Saudi Arabia’s Public Investment Fund (PIF) has signed a memorandum of understanding with US-based infrastructure manager I Squared Capital to explore up to $2 billion in joint investment across digital infrastructure and district cooling, the two parties announced on 13 July 2026. The agreement is the latest sign that the Kingdom’s $1 trillion sovereign wealth fund is leaning harder on international co-investors to keep its Vision 2030 pipeline moving amid tighter public finances.
Under the non-binding MoU, I Squared aims to allocate up to $1 billion to each of the two sectors — digital infrastructure and district cooling — with the option to scale into related businesses. Both are treated by PIF as critical enablers of the real estate sector, which sits at the centre of the fund’s domestic development agenda.
What the two sides said
Saad Al-Kroud, head of local real estate investments at PIF, framed the deal as a pairing of scale and operational know-how. “This MoU brings together PIF’s capabilities, scale and ecosystems, alongside I Squared’s operational expertise,” he said.
Sadek Wahba, chairman and managing partner of I Squared Capital, said the firm looked forward to “contributing our global expertise alongside PIF in the Kingdom.” I Squared, founded in 2012 and headquartered in Miami with offices in Abu Dhabi, London and Singapore, manages roughly $60 billion in assets across more than 100 companies in over 70 countries.
The agreement remains a memorandum of understanding rather than a completed transaction. Any actual deals would still require further assessment and regulatory approval before capital is deployed.
Why PIF is courting outside capital
The MoU aligns directly with PIF’s 2026-2030 strategy, which prioritises partnerships with global investors to raise private-sector participation across its real estate and infrastructure projects. That strategic pivot is explored in more detail in our overview of the PIF 2026-2030 strategy and the drive to build a non-oil economy.
The context matters. PIF has scaled back its own spending since 2024 after a period of rapid expansion, with some project budgets reportedly cut by as much as 60 percent and capital expenditure expected to fall around 15 percent this year. The fund is broadening the sources of capital backing Vision 2030 as the Kingdom navigates lower oil revenues and a tighter fiscal position.
PIF’s balance sheet remains substantial. The fund reported a 2025 profit after tax of SAR 65 billion (about $17.3 billion) and net assets of SAR 4.5 trillion. But governor Yasir Al-Rumayyan has been explicit about wanting Saudi Arabia to become a global investment centre — a goal that depends on drawing foreign co-investors into ready-made local opportunities rather than funding every project from the state’s own reserves.
Part of a broader push
The I Squared MoU is not an isolated move. PIF has also been developing a $500 million Saudi private equity fund designed to attract foreign co-investment, with a focus on healthcare, logistics, cold storage and data centres — sectors that overlap closely with the digital infrastructure and cooling assets covered by the new agreement.

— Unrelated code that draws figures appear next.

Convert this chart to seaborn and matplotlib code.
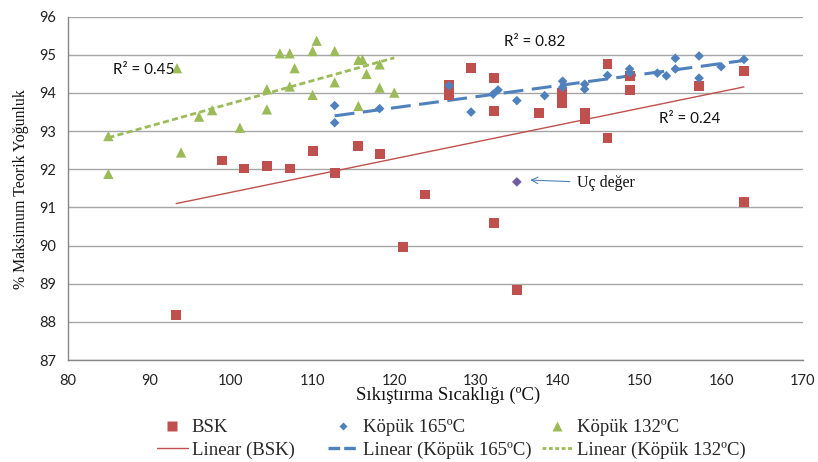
import matplotlib
matplotlib.use("Agg")
import matplotlib.pyplot as plt
import seaborn as sns
import numpy as np
import pandas as pd
from matplotlib.lines import Line2D

sns.set_style("white")
plt.rcParams['font.family'] = ['Liberation Serif', 'DejaVu Serif']

# ---- data ----
bsk_x = [93.3, 98.9, 101.6, 104.4, 107.2, 110.0, 112.7, 115.6, 118.2, 121.1, 123.8,
         126.7, 126.7, 129.4, 132.2, 132.2, 132.2, 135.0, 137.7, 140.5, 140.5,
         143.3, 143.3, 146.1, 146.1, 148.8, 148.8, 157.3, 162.8, 162.8]
bsk_y = [88.18, 92.23, 92.02, 92.09, 92.02, 92.48, 91.91, 92.62, 92.39, 89.97, 91.34,
         94.21, 93.94, 94.65, 94.39, 93.53, 90.60, 88.84, 93.47, 94.01, 93.73,
         93.49, 93.31, 94.75, 92.83, 94.45, 94.08, 94.18, 94.58, 91.15]

k165_x = [112.7, 112.7, 118.2, 126.7, 129.4, 132.1, 132.7, 135.0, 138.4, 140.6, 140.6,
          143.3, 143.3, 146.1, 148.8, 148.8, 152.2, 153.3, 154.4, 154.4, 157.3, 157.3,
          160.0, 162.8]
k165_y = [93.67, 93.22, 93.59, 94.19, 93.50, 93.97, 94.08, 93.80, 93.93, 94.31, 94.15,
          94.23, 94.10, 94.46, 94.63, 94.53, 94.52, 94.45, 94.91, 94.63, 94.97, 94.39,
          94.69, 94.88]

outlier_x = [135.0]
outlier_y = [91.67]

k132_x = [85.0, 85.0, 93.4, 93.9, 96.1, 97.7, 101.1, 104.4, 104.4, 106.0, 107.2, 107.8,
          107.2, 110.0, 110.0, 110.5, 112.7, 112.7, 115.6, 116.1, 116.6, 118.2, 115.6,
          118.2, 120.0]
k132_y = [92.87, 91.88, 94.65, 92.44, 93.38, 93.55, 93.09, 94.10, 93.57, 95.04, 95.04, 94.65,
          94.17, 95.10, 93.95, 95.37, 95.10, 94.28, 94.87, 94.88, 94.50, 94.75, 93.66,
          94.14, 94.01]

r2_labels = ["R\u00b2 = 0.45", "R\u00b2 = 0.82", "R\u00b2 = 0.24"]

RED = "#C0504D"
BLUE = "#4F81BD"
GREEN = "#9BBB59"
PURPLE = "#6F5C9E"

W, H = 818, 462
fig = plt.figure(figsize=(W / 100, H / 100), dpi=100)
ax = fig.add_axes([67.5 / W, 1 - 360 / H, (802.8 - 67.5) / W, (360 - 16.7) / H])

df_b = pd.DataFrame({"x": bsk_x, "y": bsk_y})
df_1 = pd.DataFrame({"x": k165_x, "y": k165_y})
df_2 = pd.DataFrame({"x": k132_x, "y": k132_y})
df_o = pd.DataFrame({"x": outlier_x, "y": outlier_y})

# trend lines
sns.regplot(data=df_b, x="x", y="y", ax=ax, scatter=False, ci=None, truncate=True,
            line_kws=dict(color=RED, lw=1.0, zorder=2))
sns.regplot(data=df_1, x="x", y="y", ax=ax, scatter=False, ci=None, truncate=True,
            line_kws=dict(color=BLUE, lw=2.2, dashes=(6.5, 2.8), zorder=2))
sns.regplot(data=df_2, x="x", y="y", ax=ax, scatter=False, ci=None, truncate=True,
            line_kws=dict(color=GREEN, lw=2.0, dashes=(2.2, 1.2), zorder=2))

# points
sns.scatterplot(data=df_b, x="x", y="y", ax=ax, marker="s", s=50, color=RED,
                edgecolor="none", zorder=3, legend=False)
sns.scatterplot(data=df_1, x="x", y="y", ax=ax, marker="D", s=24, color=BLUE,
                edgecolor="none", zorder=3, legend=False)
sns.scatterplot(data=df_o, x="x", y="y", ax=ax, marker="D", s=24, color=PURPLE,
                edgecolor="none", zorder=3, legend=False)
sns.scatterplot(data=df_2, x="x", y="y", ax=ax, marker="^", s=55, color=GREEN,
                edgecolor="none", zorder=3, legend=False)

ax.set_xlim(80, 170)
ax.set_ylim(87, 96)
ax.set_xticks(range(80, 171, 10))
ax.set_yticks(range(87, 97))
ax.grid(axis="y", color="#A6A6A6", lw=1.0)
ax.grid(axis="x", visible=False)
ax.set_axisbelow(True)
for s in ["top", "right"]:
    ax.spines[s].set_visible(False)
for s in ["left", "bottom"]:
    ax.spines[s].set_color("#868686")
    ax.spines[s].set_linewidth(1.0)
ax.tick_params(axis="both", which="both", direction="out", length=4, width=1,
               color="#868686", labelsize=10.5, labelcolor="#222222")
for lab in ax.get_xticklabels() + ax.get_yticklabels():
    lab.set_fontfamily(["Lato", "DejaVu Sans"])
ax.tick_params(axis="x", pad=6)
ax.tick_params(axis="y", pad=4)

ax.set_xlabel("")
ax.set_ylabel("")
fig.text(448 / W, 1 - 395 / H, "Sıkıştırma Sıcaklığı (ºC)", ha="center", va="center",
         fontsize=13.5, color="#111111")
fig.text(21 / W, 1 - 189 / H, "% Maksimum Teorik Yoğunluk", ha="center", va="center",
         rotation=90, fontsize=11.4, color="#111111")

# R^2 labels
r2_pos = [(85.6, 94.6), (133.4, 95.34), (152.4, 93.32)]
for lab, (xx, yy) in zip(r2_labels, r2_pos):
    ax.text(xx, yy, lab, ha="left", va="center", fontsize=11,
            family=["Lato", "DejaVu Sans"], color="#111111")

# outlier annotation
ax.annotate("Uç değer", xy=(136.3, 91.72), xytext=(142.4, 91.64),
            ha="left", va="center", fontsize=11.5, color="#111111",
            arrowprops=dict(arrowstyle="->", color=BLUE, lw=0.8, shrinkA=3, shrinkB=2))

# legend: three columns placed individually (Excel-style spacing)
columns = [
    ([Line2D([], [], ls="none", marker="s", ms=7, color=RED, mec="none"),
      Line2D([], [], color=RED, lw=1.0)],
     ["BSK", "Linear (BSK)"], 157),
    ([Line2D([], [], ls="none", marker="D", ms=4.5, color=BLUE, mec="none"),
      Line2D([], [], color=BLUE, lw=2.4, dashes=(3.5, 1.2))],
     ["Köpük 165ºC", "Linear (Köpük 165ºC)"], 328),
    ([Line2D([], [], ls="none", marker="^", ms=7, color=GREEN, mec="none"),
      Line2D([], [], color=GREEN, lw=2.0, dashes=(1.4, 0.9))],
     ["Köpük 132ºC", "Linear (Köpük 132ºC)"], 542),
]
for hs, ls, x0 in columns:
    fig.legend(hs, ls, ncol=1, loc="upper left", bbox_to_anchor=(x0 / W, 1 - 419 / H),
               frameon=False, fontsize=13.5, handlelength=1.65, handletextpad=0.2,
               labelspacing=0.3, borderpad=0.0, borderaxespad=0.0)

fig.savefig("out.png", dpi=100)
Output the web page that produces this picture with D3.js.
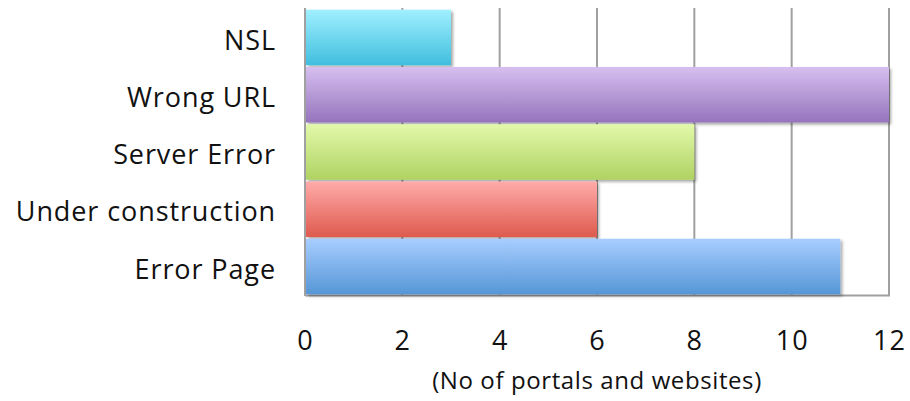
<!DOCTYPE html>
<html>
<head>
<meta charset="utf-8">
<script src="https://cdn.jsdelivr.net/npm/d3@7"></script>
<style>
  html, body { margin: 0; padding: 0; background: #fff; }
  svg { display: block; font-family: "Open Sans", Lato, sans-serif; }
</style>
</head>
<body>
<svg id="chart" width="910" height="401"></svg>
<script>
// ---- data ----
const categories = ["NSL", "Wrong URL", "Server Error", "Under construction", "Error Page"];
const values = [3, 12, 8, 6, 11];
const xTicks = [0, 2, 4, 6, 8, 10, 12];
const xTitle = "(No of portals and websites)";
const gradTop = ["#A0F0FF", "#D6BFF0", "#E2F9AA", "#FFABA9", "#A8CEFF"];
const gradBottom = ["#40BEDE", "#9574BC", "#AFD262", "#DE5A4E", "#5596D6"];

// ---- layout ----
const svg = d3.select("#chart");
const pLeft = 305, pRight = 889, pTop = 8, pBottom = 296;
const FONT = "'Open Sans', Lato, sans-serif";

const x = d3.scaleLinear().domain([0, 12]).range([pLeft, pRight]);
const y = d3.scaleBand().domain(categories).range([pTop, pBottom])
  .paddingInner(0.03).paddingOuter(0.03);

const defs = svg.append("defs");
categories.forEach((c, i) => {
  const g = defs.append("linearGradient").attr("id", "g" + i)
    .attr("x1", 0).attr("y1", 0).attr("x2", 0).attr("y2", 1);
  g.append("stop").attr("offset", "0%").attr("stop-color", gradTop[i]);
  g.append("stop").attr("offset", "100%").attr("stop-color", gradBottom[i]);
});
const f = defs.append("filter").attr("id", "shadow")
  .attr("x", "-5%").attr("y", "-10%").attr("width", "115%").attr("height", "130%");
f.append("feDropShadow").attr("dx", 2).attr("dy", 2).attr("stdDeviation", 1.5)
  .attr("flood-color", "#000").attr("flood-opacity", 0.35);

// gridlines (vertical) including right frame
const grid = svg.append("g");
grid.selectAll("line").data(xTicks.filter(d => d > 0)).join("line")
  .attr("x1", d => x(d)).attr("x2", d => x(d))
  .attr("y1", pTop).attr("y2", pBottom)
  .attr("stroke", "#a0a0a0").attr("stroke-width", 2);

// bottom frame line
svg.append("line").attr("x1", pLeft).attr("x2", pRight + 1)
  .attr("y1", pBottom - 0.5).attr("y2", pBottom - 0.5)
  .attr("stroke", "#a0a0a0").attr("stroke-width", 2);

// bars
svg.append("g").selectAll("rect").data(categories).join("rect")
  .attr("x", x(0) + 1)
  .attr("y", d => y(d))
  .attr("width", (d, i) => x(values[i]) - x(0) - 1)
  .attr("height", y.bandwidth())
  .attr("fill", (d, i) => `url(#g${i})`)
  .attr("filter", "url(#shadow)");

// left axis line
svg.append("line").attr("x1", pLeft).attr("x2", pLeft)
  .attr("y1", pTop).attr("y2", pBottom)
  .attr("stroke", "#a0a0a0").attr("stroke-width", 2);

// y labels
const yAxis = d3.axisLeft(y).tickSize(0).tickPadding(29);
const ya = svg.append("g").attr("transform", `translate(${pLeft},0)`).call(yAxis);
ya.select(".domain").remove();
ya.selectAll("text").attr("font-size", 27).attr("fill", "#111")
  .attr("font-family", FONT).attr("letter-spacing", "0.9px")
  .attr("dy", "0.45em");

// x tick labels
const xAxis = d3.axisBottom(x).tickValues(xTicks).tickSize(0).tickPadding(0);
const xa = svg.append("g").attr("transform", `translate(0,350)`).call(xAxis);
xa.select(".domain").remove();
xa.selectAll("text").attr("font-size", 27).attr("fill", "#111")
  .attr("font-family", FONT).attr("letter-spacing", "1px")
  .attr("dy", 0);

// x title
svg.append("text").attr("x", (pLeft + pRight) / 2).attr("y", 389)
  .attr("text-anchor", "middle").attr("font-size", 24).attr("fill", "#111")
  .attr("font-family", FONT).attr("letter-spacing", "0.6px")
  .text(xTitle);
</script>
</body>
</html>
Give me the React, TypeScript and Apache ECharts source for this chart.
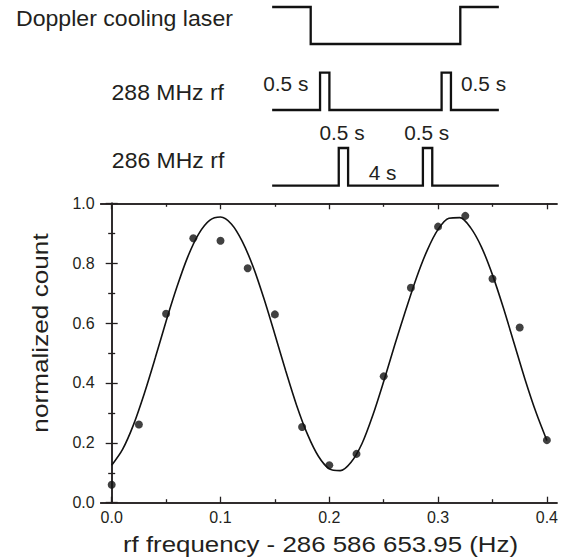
import React, { useEffect, useRef } from 'react';
import * as echarts from 'echarts';

// Measured points
const freqOffsets = [0, 0.025, 0.05, 0.075, 0.1, 0.125, 0.15, 0.175, 0.2, 0.225, 0.25, 0.275, 0.3, 0.325, 0.35, 0.375, 0.4];
const normalizedCounts = [0.06, 0.261, 0.631, 0.883, 0.875, 0.783, 0.629, 0.253, 0.125, 0.163, 0.422, 0.718, 0.922, 0.958, 0.748, 0.585, 0.209];

// Fitted curve
const fitFreqs = [0, 0.01, 0.02, 0.03, 0.04, 0.05, 0.06, 0.07, 0.08, 0.09, 0.1, 0.11, 0.12, 0.13, 0.14, 0.15, 0.16, 0.17, 0.18, 0.19, 0.2, 0.21, 0.22, 0.23, 0.24, 0.25, 0.26, 0.27, 0.28, 0.29, 0.3, 0.31, 0.32, 0.33, 0.34, 0.35, 0.36, 0.37, 0.38, 0.39, 0.4];
const fitCounts = [0.125, 0.178, 0.26, 0.365, 0.483, 0.606, 0.721, 0.822, 0.898, 0.943, 0.954, 0.931, 0.873, 0.788, 0.681, 0.562, 0.44, 0.325, 0.228, 0.155, 0.113, 0.107, 0.135, 0.197, 0.292, 0.405, 0.525, 0.64, 0.75, 0.843, 0.913, 0.95, 0.952, 0.918, 0.853, 0.761, 0.651, 0.531, 0.411, 0.302, 0.208];

const xMajorTicks = [0, 0.1, 0.2, 0.3, 0.4];
const xMinorTicks = [0.05, 0.15, 0.25, 0.35];

// Timing diagram (seconds)
const dopplerTimes = [0, 2, 2, 10, 10, 12];
const dopplerLevels = [1, 1, 0, 0, 1, 1];
const rf288Times = [0, 2.5, 2.5, 3, 3, 9, 9, 9.5, 9.5, 12];
const rf288Levels = [0, 0, 1, 1, 0, 0, 1, 1, 0, 0];
const rf286Times = [0, 3.5, 3.5, 4, 4, 8, 8, 8.5, 8.5, 12];
const rf286Levels = [0, 0, 1, 1, 0, 0, 1, 1, 0, 0];

const FONT = '"Liberation Sans", Arial, Helvetica, sans-serif';
const INK = '#231f20';

function zip(a: number[], b: number[]) {
  return a.map((v, i) => [v, b[i]]);
}

function txt(text: string, x: number, y: number, size: number, align: string, sx = 1, rot = 0) {
  return {
    type: 'text',
    x,
    y,
    scaleX: sx,
    rotation: rot,
    silent: true,
    style: {
      text,
      font: `${size}px ${FONT}`,
      fill: INK,
      align,
      verticalAlign: 'middle',
      textAlign: align,
      textVerticalAlign: 'middle',
    },
  };
}

export default function App() {
  const ref = useRef<HTMLDivElement>(null);
  useEffect(() => {
    if (!ref.current) return;
    const chart = echarts.init(ref.current, undefined, { renderer: 'svg' });
    const xMin = -0.0101;
    const xMax = 0.4093;
    const axisLine = { show: true, lineStyle: { color: INK, width: 1.5 } };
    const mkX = (position: 'top' | 'bottom', ticks: number[], len: number, labels: boolean) => ({
      type: 'value',
      gridIndex: 0,
      position,
      min: xMin,
      max: xMax,
      axisLine,
      splitLine: { show: false },
      axisTick: { show: true, inside: true, length: len, customValues: ticks, lineStyle: { color: INK, width: 1.3 } },
      axisLabel: labels
        ? { show: true, customValues: ticks, margin: 7, fontSize: 16, fontFamily: FONT, color: INK, formatter: (v: number) => v.toFixed(1) }
        : { show: false },
    });
    const mkY = (position: 'left' | 'right', labels: boolean) => ({
      type: 'value',
      gridIndex: 0,
      position,
      min: 0,
      max: 1,
      interval: 0.2,
      axisLine,
      splitLine: { show: false },
      axisTick: { show: true, inside: true, length: 6, lineStyle: { color: INK, width: 1.3 } },
      minorTick: { show: true, splitNumber: 2, length: 3.5, lineStyle: { color: INK, width: 1.3 } },
      minorSplitLine: { show: false },
      axisLabel: labels
        ? { show: true, margin: 6, fontSize: 16, fontFamily: FONT, color: INK, formatter: (v: number) => v.toFixed(1) }
        : { show: false },
    });
    const hiddenX = (g: number) => ({ type: 'value', gridIndex: g, min: 0, max: 12, show: false });
    const hiddenY = (g: number) => ({ type: 'value', gridIndex: g, min: 0, max: 1, show: false });
    const timingSeries = (g: number, t: number[], l: number[]) => ({
      type: 'line',
      xAxisIndex: g + 3,
      yAxisIndex: g + 1,
      data: zip(t, l),
      symbol: 'none',
      clip: false,
      lineStyle: { color: '#111', width: 2.3, join: 'miter', cap: 'square' },
      silent: true,
    });

    chart.setOption({
      animation: false,
      backgroundColor: '#fff',
      grid: [
        { left: 100.7, top: 203.3, width: 456.3, height: 299.4 },
        { left: 273.3, top: 7, width: 224.4, height: 37 },
        { left: 273.3, top: 72.7, width: 224.4, height: 37.3 },
        { left: 273.3, top: 148, width: 224.4, height: 37.7 },
      ],
      xAxis: [
        mkX('bottom', xMajorTicks, 6, true),
        mkX('bottom', xMinorTicks, 3.5, false),
        mkX('top', xMajorTicks, 6, false),
        mkX('top', xMinorTicks, 3.5, false),
        hiddenX(1),
        hiddenX(2),
        hiddenX(3),
      ],
      yAxis: [mkY('left', true), mkY('right', false), hiddenY(1), hiddenY(2), hiddenY(3)],
      series: [
        {
          type: 'line',
          xAxisIndex: 0,
          yAxisIndex: 0,
          data: zip(fitFreqs, fitCounts),
          smooth: 0.3,
          symbol: 'none',
          lineStyle: { color: '#111', width: 1.6 },
          silent: true,
        },
        {
          type: 'scatter',
          xAxisIndex: 0,
          yAxisIndex: 0,
          data: zip(freqOffsets, normalizedCounts),
          symbol: 'circle',
          symbolSize: 8,
          itemStyle: { color: '#111' },
          silent: true,
        },
        timingSeries(1, dopplerTimes, dopplerLevels),
        timingSeries(2, rf288Times, rf288Levels),
        timingSeries(3, rf286Times, rf286Levels),
      ],
      graphic: [
        txt('Doppler cooling laser', 16, 18.5, 22, 'left', 1.05),
        txt('288 MHz rf', 224, 92.3, 22, 'right', 1.045),
        txt('286 MHz rf', 224.3, 161, 22, 'right', 1.045),
        txt('0.5 s', 308.3, 84.5, 20, 'right', 1.04),
        txt('0.5 s', 461, 84.5, 20, 'left', 1.04),
        txt('0.5 s', 342, 133.3, 20, 'center', 1.04),
        txt('0.5 s', 426.7, 133.3, 20, 'center', 1.04),
        txt('4 s', 382.5, 173, 20, 'center', 1.04),
        txt('rf frequency - 286 586 653.95 (Hz)', 320.5, 544.5, 22, 'center', 1.175),
        txt('normalized count', 40, 333, 22, 'center', 1.19, Math.PI / 2),
      ],
    });
    return () => chart.dispose();
  }, []);
  return <div ref={ref} style={{ position: 'fixed', left: 0, top: 0, width: 565, height: 560, background: '#fff' }} />;
}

Industry observers say the Kingdom’s pitch to international capital is increasingly about packaging. “What international investors are missing is an abundance of pre-wrapped, nicely prepared deals,” noted Colie Spink, a consultant at Alvarez & Marsal. The message from Riyadh is that PIF can supply the local ecosystem, the pipeline and the scale, while partners such as I Squared bring sector operating expertise and additional funding.
What it means
For the digital infrastructure and district cooling sectors, a $2 billion ceiling — if the MoU converts into firm commitments — would be a meaningful injection at a time when Saudi Arabia is racing to build out data centres and cooling capacity to support both its real estate boom and its ambitions in cloud computing and artificial intelligence. District cooling, which delivers chilled water to buildings from centralised plants, is an efficiency play well suited to the Kingdom’s climate and its large master-planned developments.
- Signal to investors: PIF is actively de-risking projects and structuring co-investment vehicles, lowering the barrier for foreign managers to participate.
- Fiscal discipline: Bringing in outside capital lets PIF stretch its own resources further as it trims spending.
- Sector focus: Digital infrastructure and cooling are enablers of the real estate and technology agendas, not standalone bets.
For businesses and investors weighing entry into the Kingdom, the trend underlines how central partnerships have become to the Saudi model. Those evaluating the wider region can review our GCC business setup guide for the UAE, Saudi Arabia and Bahrain for the practical steps involved in establishing operations across the Gulf.
As a non-binding agreement, the I Squared MoU carries no guarantee of execution. But it fits a clear and consistent pattern: PIF increasingly positioning itself as a partner and platform for global capital, rather than the sole financier of Saudi Arabia’s transformation.